AIM >> Type out the complete listing below word for word, without its pictures.

INFORMATION SHOWN >>

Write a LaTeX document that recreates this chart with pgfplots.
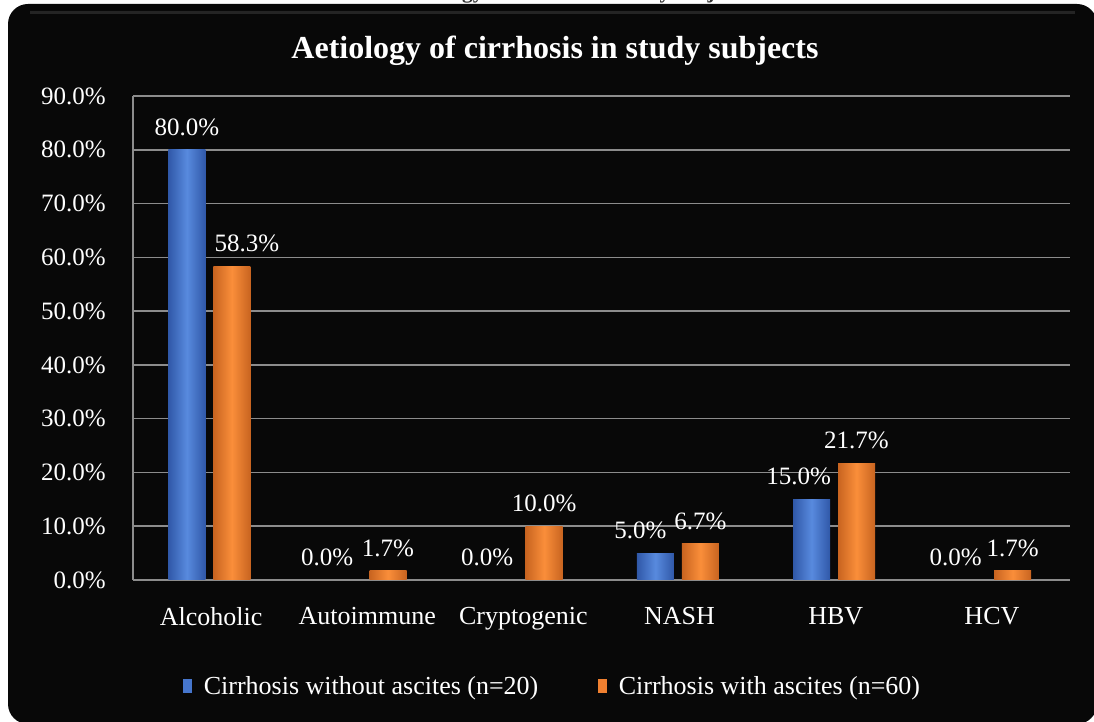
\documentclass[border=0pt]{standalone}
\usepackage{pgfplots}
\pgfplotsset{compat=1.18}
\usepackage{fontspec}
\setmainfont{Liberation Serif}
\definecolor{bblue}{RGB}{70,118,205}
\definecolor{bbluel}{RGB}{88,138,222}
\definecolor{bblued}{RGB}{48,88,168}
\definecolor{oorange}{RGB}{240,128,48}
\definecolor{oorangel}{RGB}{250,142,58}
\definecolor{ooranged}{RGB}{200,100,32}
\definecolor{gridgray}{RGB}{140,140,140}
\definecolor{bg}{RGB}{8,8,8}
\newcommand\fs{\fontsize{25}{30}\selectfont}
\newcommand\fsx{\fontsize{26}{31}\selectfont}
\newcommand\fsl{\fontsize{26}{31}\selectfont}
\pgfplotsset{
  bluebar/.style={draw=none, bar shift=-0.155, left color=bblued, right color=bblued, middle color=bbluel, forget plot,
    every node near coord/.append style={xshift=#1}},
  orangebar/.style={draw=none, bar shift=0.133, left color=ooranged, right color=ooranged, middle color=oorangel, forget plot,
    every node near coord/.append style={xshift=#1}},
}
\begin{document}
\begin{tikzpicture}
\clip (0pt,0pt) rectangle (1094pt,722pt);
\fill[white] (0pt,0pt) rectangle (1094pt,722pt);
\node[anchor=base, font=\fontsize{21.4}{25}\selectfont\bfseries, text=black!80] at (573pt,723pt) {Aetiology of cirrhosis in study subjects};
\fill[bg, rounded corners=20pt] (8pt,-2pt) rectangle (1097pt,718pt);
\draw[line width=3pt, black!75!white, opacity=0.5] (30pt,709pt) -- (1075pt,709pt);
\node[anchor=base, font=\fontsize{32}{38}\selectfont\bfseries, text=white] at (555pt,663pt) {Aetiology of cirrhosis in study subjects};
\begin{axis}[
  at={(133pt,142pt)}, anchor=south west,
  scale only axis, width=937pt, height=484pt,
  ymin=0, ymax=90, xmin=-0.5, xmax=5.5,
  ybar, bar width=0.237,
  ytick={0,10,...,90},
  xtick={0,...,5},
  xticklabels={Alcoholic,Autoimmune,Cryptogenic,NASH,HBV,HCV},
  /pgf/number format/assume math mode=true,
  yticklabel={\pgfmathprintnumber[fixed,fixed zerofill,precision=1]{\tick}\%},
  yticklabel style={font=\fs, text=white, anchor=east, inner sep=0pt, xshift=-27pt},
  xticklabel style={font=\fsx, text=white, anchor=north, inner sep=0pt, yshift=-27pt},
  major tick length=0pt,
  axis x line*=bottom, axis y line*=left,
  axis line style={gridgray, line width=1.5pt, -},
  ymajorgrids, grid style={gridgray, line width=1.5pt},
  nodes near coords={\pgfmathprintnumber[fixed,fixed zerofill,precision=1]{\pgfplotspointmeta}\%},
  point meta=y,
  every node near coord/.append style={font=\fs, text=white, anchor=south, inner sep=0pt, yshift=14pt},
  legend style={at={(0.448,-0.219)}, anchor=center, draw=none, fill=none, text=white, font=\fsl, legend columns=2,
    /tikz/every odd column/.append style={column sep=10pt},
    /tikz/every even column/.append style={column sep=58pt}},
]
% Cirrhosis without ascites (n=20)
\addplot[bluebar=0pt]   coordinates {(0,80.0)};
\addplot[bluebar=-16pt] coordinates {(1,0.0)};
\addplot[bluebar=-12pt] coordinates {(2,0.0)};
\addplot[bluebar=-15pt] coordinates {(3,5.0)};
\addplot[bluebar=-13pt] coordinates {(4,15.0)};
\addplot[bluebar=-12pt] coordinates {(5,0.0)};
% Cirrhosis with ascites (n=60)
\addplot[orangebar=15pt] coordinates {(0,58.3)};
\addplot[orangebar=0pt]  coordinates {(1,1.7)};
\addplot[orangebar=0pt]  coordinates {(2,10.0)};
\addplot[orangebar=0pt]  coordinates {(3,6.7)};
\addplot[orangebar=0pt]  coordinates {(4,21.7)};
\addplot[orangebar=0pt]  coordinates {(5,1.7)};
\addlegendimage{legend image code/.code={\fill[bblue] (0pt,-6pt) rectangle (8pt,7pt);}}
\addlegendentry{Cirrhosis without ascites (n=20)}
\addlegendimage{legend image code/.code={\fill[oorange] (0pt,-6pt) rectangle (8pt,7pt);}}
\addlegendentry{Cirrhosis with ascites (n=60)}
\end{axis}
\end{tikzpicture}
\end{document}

TASK RESULT >>
Write a LaTeX document that recreates this chart with pgfplots.
\documentclass[border=0pt]{standalone}
\usepackage{pgfplots}
\pgfplotsset{compat=1.18}
\usepackage{fontspec}
\setmainfont{Liberation Serif}
\definecolor{bblue}{RGB}{70,118,205}
\definecolor{bbluel}{RGB}{88,138,222}
\definecolor{bblued}{RGB}{48,88,168}
\definecolor{oorange}{RGB}{240,128,48}
\definecolor{oorangel}{RGB}{250,142,58}
\definecolor{ooranged}{RGB}{200,100,32}
\definecolor{gridgray}{RGB}{140,140,140}
\definecolor{bg}{RGB}{8,8,8}
\newcommand\fs{\fontsize{25}{30}\selectfont}
\newcommand\fsx{\fontsize{26}{31}\selectfont}
\newcommand\fsl{\fontsize{26}{31}\selectfont}
\pgfplotsset{
  bluebar/.style={draw=none, bar shift=-0.155, left color=bblued, right color=bblued, middle color=bbluel, forget plot,
    every node near coord/.append style={xshift=#1}},
  orangebar/.style={draw=none, bar shift=0.133, left color=ooranged, right color=ooranged, middle color=oorangel, forget plot,
    every node near coord/.append style={xshift=#1}},
}
\begin{document}
\begin{tikzpicture}
\clip (0pt,0pt) rectangle (1094pt,722pt);
\fill[white] (0pt,0pt) rectangle (1094pt,722pt);
\node[anchor=base, font=\fontsize{21.4}{25}\selectfont\bfseries, text=black!80] at (573pt,723pt) {Aetiology of cirrhosis in study subjects};
\fill[bg, rounded corners=20pt] (8pt,-2pt) rectangle (1097pt,718pt);
\draw[line width=3pt, black!75!white, opacity=0.5] (30pt,709pt) -- (1075pt,709pt);
\node[anchor=base, font=\fontsize{32}{38}\selectfont\bfseries, text=white] at (555pt,663pt) {Aetiology of cirrhosis in study subjects};
\begin{axis}[
  at={(133pt,142pt)}, anchor=south west,
  scale only axis, width=937pt, height=484pt,
  ymin=0, ymax=90, xmin=-0.5, xmax=5.5,
  ybar, bar width=0.237,
  ytick={0,10,...,90},
  xtick={0,...,5},
  xticklabels={Alcoholic,Autoimmune,Cryptogenic,NASH,HBV,HCV},
  /pgf/number format/assume math mode=true,
  yticklabel={\pgfmathprintnumber[fixed,fixed zerofill,precision=1]{\tick}\%},
  yticklabel style={font=\fs, text=white, anchor=east, inner sep=0pt, xshift=-27pt},
  xticklabel style={font=\fsx, text=white, anchor=north, inner sep=0pt, yshift=-27pt},
  major tick length=0pt,
  axis x line*=bottom, axis y line*=left,
  axis line style={gridgray, line width=1.5pt, -},
  ymajorgrids, grid style={gridgray, line width=1.5pt},
  nodes near coords={\pgfmathprintnumber[fixed,fixed zerofill,precision=1]{\pgfplotspointmeta}\%},
  point meta=y,
  every node near coord/.append style={font=\fs, text=white, anchor=south, inner sep=0pt, yshift=14pt},
  legend style={at={(0.448,-0.219)}, anchor=center, draw=none, fill=none, text=white, font=\fsl, legend columns=2,
    /tikz/every odd column/.append style={column sep=10pt},
    /tikz/every even column/.append style={column sep=58pt}},
]
% Cirrhosis without ascites (n=20)
\addplot[bluebar=0pt]   coordinates {(0,80.0)};
\addplot[bluebar=-16pt] coordinates {(1,0.0)};
\addplot[bluebar=-12pt] coordinates {(2,0.0)};
\addplot[bluebar=-15pt] coordinates {(3,5.0)};
\addplot[bluebar=-13pt] coordinates {(4,15.0)};
\addplot[bluebar=-12pt] coordinates {(5,0.0)};
% Cirrhosis with ascites (n=60)
\addplot[orangebar=15pt] coordinates {(0,58.3)};
\addplot[orangebar=0pt]  coordinates {(1,1.7)};
\addplot[orangebar=0pt]  coordinates {(2,10.0)};
\addplot[orangebar=0pt]  coordinates {(3,6.7)};
\addplot[orangebar=0pt]  coordinates {(4,21.7)};
\addplot[orangebar=0pt]  coordinates {(5,1.7)};
\addlegendimage{legend image code/.code={\fill[bblue] (0pt,-6pt) rectangle (8pt,7pt);}}
\addlegendentry{Cirrhosis without ascites (n=20)}
\addlegendimage{legend image code/.code={\fill[oorange] (0pt,-6pt) rectangle (8pt,7pt);}}
\addlegendentry{Cirrhosis with ascites (n=60)}
\end{axis}
\end{tikzpicture}
\end{document}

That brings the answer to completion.